Now, if you know me, you know that these classes were where I also fell in love with the Bernina 770QE that we used in class to do all our work.  I ended buying one of the classroom machines, as they offered them at a 33% discount when the weekend was done.  And I was the only person who had sewn on machine #12 that whole weekend, so I knew very well how perfectly this machine worked.  And it was a joy to get it home finally and begin some practice pieces.  My greatest creative accomplishment this past year was finishing a quilt for Diana and Jonathan.  It was a huge quilt, some 95″ x 115″, and was entirely quilted by me over a period of two to three months.  It gave me a great sense of satisfaction to get that quilt done, and I had a lot of fun sewing it too!

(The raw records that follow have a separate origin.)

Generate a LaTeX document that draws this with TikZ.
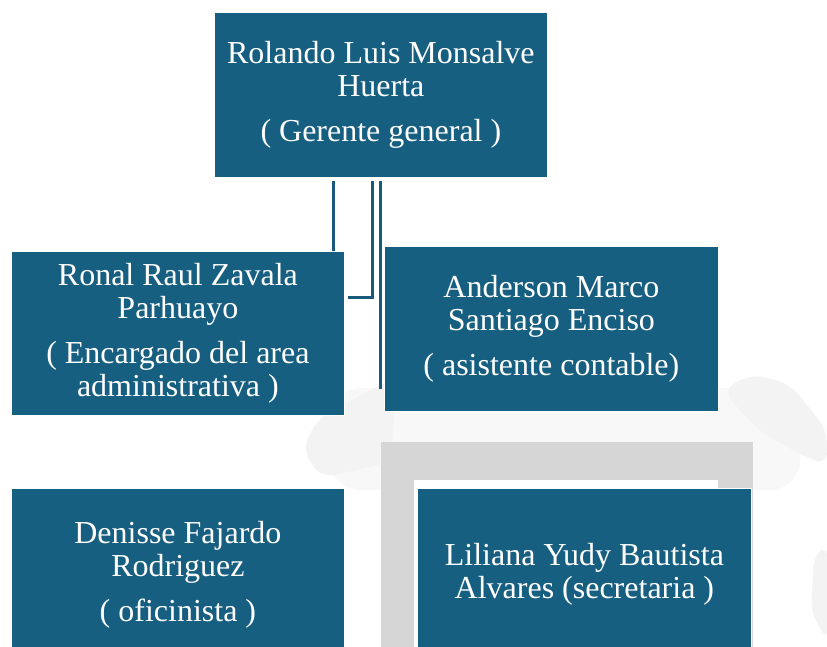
\documentclass[tikz,border=0pt]{standalone}
\usepackage{fontspec}
\setmainfont{Liberation Serif}
\usetikzlibrary{positioning}
\definecolor{cargo}{HTML}{175F81}
\definecolor{enlace}{HTML}{175A7B}
\definecolor{marco}{HTML}{D6D6D6}
\definecolor{sombra}{HTML}{F3F3F3}
\definecolor{velo}{HTML}{F8F8F8}
\begin{document}
\begin{tikzpicture}[x=1pt,y=-1pt,every node/.style={shape=rectangle,fill=cargo,draw=white,line width=0.8pt,text=white,align=center,font=\fontsize{32}{33}\selectfont,inner sep=0pt,anchor=north west},linea/.style={draw=enlace,line width=3pt}]

\clip (0,0) rectangle (827,647);
\fill[white] (0,0) rectangle (827,647);
% fondo
\fill[velo, rounded corners=30pt] (330,388) rectangle (800,490);
\fill[sombra, rounded corners=14pt] (398,376) -- (318,418) -- (302,450) -- (322,478) -- (390,462) -- cycle;
\fill[sombra, rounded corners=14pt] (722,390) -- (752,374) -- (790,384) -- (827,430) -- (827,466) -- (796,452) -- (758,430) -- cycle;
\fill[sombra, rounded corners=10pt] (827,545) -- (814,556) -- (811,612) -- (827,640) -- cycle;
\fill[marco] (381,442) rectangle (753,647);
\fill[white] (414,480) rectangle (718,647);

\node [minimum width=333pt, minimum height=165pt] (gerente) at (214,12) {Rolando Luis Monsalve\\Huerta\\[12pt]( Gerente general )};
\node [minimum width=333pt, minimum height=164pt] (admin) at (11,251) {Ronal Raul Zavala\\Parhuayo\\[12pt]( Encargado del area\\administrativa )};
\node [minimum width=334pt, minimum height=165pt] (contable) at (384,246) {Anderson Marco\\Santiago Enciso\\[12pt]( asistente contable)};
\node [minimum width=333pt, minimum height=172pt] (oficina) at (11,488) {Denisse Fajardo\\Rodriguez\\[12pt]( oficinista )};
\node [minimum width=334pt, minimum height=172pt] (secretaria) at (417,488) {Liliana Yudy Bautista\\Alvares (secretaria )};

\coordinate (c1) at ([xshift=119pt,yshift=-3pt]gerente.south west);
\coordinate (c2) at ([xshift=158pt,yshift=-3pt]gerente.south west);
\coordinate (c3) at ([xshift=166pt,yshift=-3pt]gerente.south west);
\path[linea] (c1) -- (c1 |- admin.north) -- ++(0,-3);
\path[linea] (c2) |- ([xshift=3pt,yshift=-46pt]admin.north east);
\path[linea] (c3) -- ([yshift=23pt]c3 |- contable.south);

\end{tikzpicture}
\end{document}
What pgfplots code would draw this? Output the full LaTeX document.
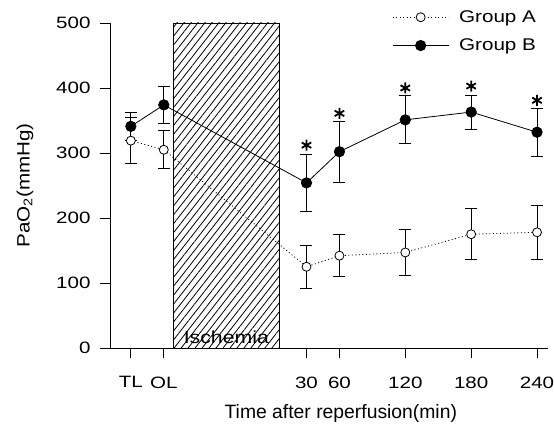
\documentclass[border=0pt]{standalone}
\usepackage{fontspec}
\setmainfont{Liberation Sans}
\newfontfamily\tickfont[FakeStretch=1.25]{Liberation Sans}
\newfontfamily\legfont[FakeStretch=1.22]{Liberation Sans}
\newfontfamily\ylabfont[FakeStretch=1.15]{Liberation Sans}
\usepackage{pgfplots}
\usepackage{pgfplotstable}
\pgfplotsset{compat=1.18}
\usetikzlibrary{patterns.meta}

\pgfplotstableread{
x y e
-130 319 35
-100 305 29
30 125 33
60 142 32
120 147 35
180 175 39
240 178 42
}\groupA

\pgfplotstableread{
x y e
-130 341 21
-100 374 29
30 254 44
60 302 47
120 351 37
180 363 26
240 332 37
}\groupB

\pgfplotstableread{
x y
30 312
60 361
120 400
180 403
240 381
}\stars

\begin{document}
\begin{tikzpicture}
\useasboundingbox (-110bp,-80bp) rectangle (444bp,348bp);
\begin{axis}[
  at={(0,0)}, anchor=south west,
  scale only axis, width=438bp, height=325bp,
  xmin=-149, xmax=250, ymin=0, ymax=500,
  axis lines=left,
  axis line style={-, line width=0.9bp},
  tick style={line width=0.8bp, black},
  tick align=outside,
  major tick length=10bp,
  xtick={-130,-100,30,60,120,180,240},
  xticklabels={TL,OL,30,60,120,180,240},
  ytick={0,100,200,300,400,500},
  /pgf/number format/assume math mode=true,
  tick label style={font=\tickfont\fontsize{16.5}{19}\selectfont},
  xticklabel style={yshift=-15bp},
  yticklabel style={xshift=-6bp},
  xlabel={Time after reperfusion(min)},
  xlabel style={at={(rel axis cs:0.527,0)}, anchor=north, yshift=-53bp, font=\fontsize{19.4}{23}\selectfont},
  ylabel={PaO\textsubscript{2}(mmHg)},
  ylabel style={at={(rel axis cs:0,0.5)}, anchor=center, yshift=85bp, font=\ylabfont\fontsize{18}{22}\selectfont},
  legend style={draw=none, fill=none, at={(rel axis cs:0.644,1.045)}, anchor=north west,
    font=\legfont\fontsize{17}{20}\selectfont, row sep=11bp, inner sep=0pt,
    /tikz/every odd column/.append style={column sep=8bp}},
  legend cell align=left,
  legend image code/.code={\draw[mark repeat=2,mark phase=2,#1] plot coordinates {(0bp,0bp) (28bp,0bp) (56bp,0bp)};},
  clip=false,
]
\addplot[draw=black, line width=0.9bp, pattern={Lines[angle=52, distance=5.5bp, line width=0.8bp]}, forget plot]
  coordinates {(-91,500) (5.5,500)} \closedcycle;
\node[font=\legfont\fontsize{17.5}{20}\selectfont] at (axis cs:-43,17) {Ischemia};

\addplot[black, line width=0.8bp, dash pattern=on 1bp off 2.5bp,
  mark=*, mark size=4.5bp, mark options={solid, fill=white, line width=0.8bp},
  error bars/.cd, y dir=both, y explicit,
  error bar style={solid, line width=0.8bp},
  error mark options={rotate=90, mark size=6bp, line width=0.8bp, solid}]
  table[x=x, y=y, y error=e] {\groupA};
\addlegendentry{Group A}

\addplot[black, line width=0.8bp, solid,
  mark=*, mark size=5.2bp, mark options={solid, fill=black},
  error bars/.cd, y dir=both, y explicit,
  error bar style={solid, line width=0.8bp},
  error mark options={rotate=90, mark size=6bp, line width=0.8bp, solid}]
  table[x=x, y=y, y error=e] {\groupB};
\addlegendentry{Group B}

\addplot[only marks, mark=asterisk, mark size=5.5bp, mark options={line width=1.8bp, black}, forget plot]
  table[x=x, y=y] {\stars};
\end{axis}
\end{tikzpicture}
\end{document}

A few months ago, I decided to make some pieced and quilted place mats.  I wanted to use some of those beautiful heirloom-style stitches on my Viking Opal 690Q.  Viking has some gorgeous decorative stitches that seem unique to them.  I finished piecing the place mats some time ago, and pulled them out this week to figure out how to quilt them and get them finished.  Since my 77QE was set up for another project, I decided to use my trusty old Bernina 1630, the sewing love of my life.  I had recently acquired a #29 foot for my 1630, the clear quilting foot, and figured the smaller harp size on the 1630 wouldn’t present too much of a challenge for the small-ish place mats.  I threaded up the machine, put on the new foot and my gloves and finally sat down to quilt them this weekend.  And you know what?  That 1630 free motion quilts like a DREAM!  Utterly smooth, quiet, perfect tension top and bottom – just exquisite.  And for 22 years I have had that machine, and for most of those 22 years I have wasted time wishing that I was a good machine quilter.  But if you can never allow yourself to be a beginner at something, to even be bad at it, then how in the world are you ever going to gain the skill necessary to become good at it?  And as I sat there thrilled at the results I was seeing taking place in front of me, I was also keenly aware of the time over these years that I wasted simply wishing to develop a skill for which I already possessed everything I needed – but I just didn’t know it.  Perhaps if I had trusted myself a little more, I might have made a few more tentative attempts, might have learned how wonderful that 1630 really was for what I wanted to do.  Don’t get me wrong, I still love the extra space and the super large bobbins of my 770QE – both things make good results easier and faster to achieve.  But, honestly, when I think of the table runners, place mats, baby quilts, and other quilts I could have spent my time learning and working on, perfecting skills, instead of wasting those years only wishing for it … well, it gave me great pause.

Like I said, sometimes the kindest thing you can do for yourself is to forgive yourself for not knowing something when you didn’t know it.